I read the transcript on that link and if I haven't heard him speak about it before I'm sure I must have absorbed some of the same ideas from other places. In the pop-science books where I learned about the koch snowflake, for example. I concur with the things he says but less articulately.

 

Some of the things he speaks about apply to these patterns, like their deterministic but still unpredictable nature. 5 points run through the system may produce a highly defined shape or maybe a nebulous blob that isn't easily recalled. The amount of information and the process is the same but one appears to create structure and the other chaos. It feels like the difference might only be in my head :) And, of course, there's a path between the two.

 

I'm on the verge of doing what I avoided at the start of this topic and doing a "let me tell you about my dreams" post.

 

A next step could be to somehow wrangle an AI to identify the most attractive patterns and framing.
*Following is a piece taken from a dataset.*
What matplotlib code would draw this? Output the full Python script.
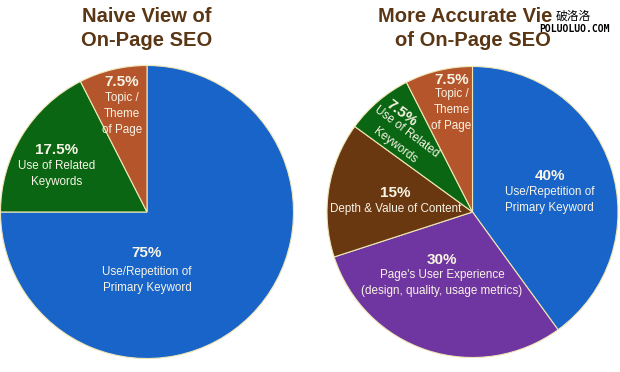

Then just produce reams distracting videos.

 

I also reckon it'd be possible to get an AI to create best-attempts at reproducing images from as few points as possible. I can imagine more details of this that'd also be boring to go into. I'd be curious to see the half-successful attempts.

 

I'll reign myself in, but ty again and thanks for the link. I find it easy to get cynical about art but Brain Eno reminds me not to be such a chump.

 

Ps. I'm still churnin 'em out. I'll really do proper code soon, there are some simple things I've thought of that can't be avoided.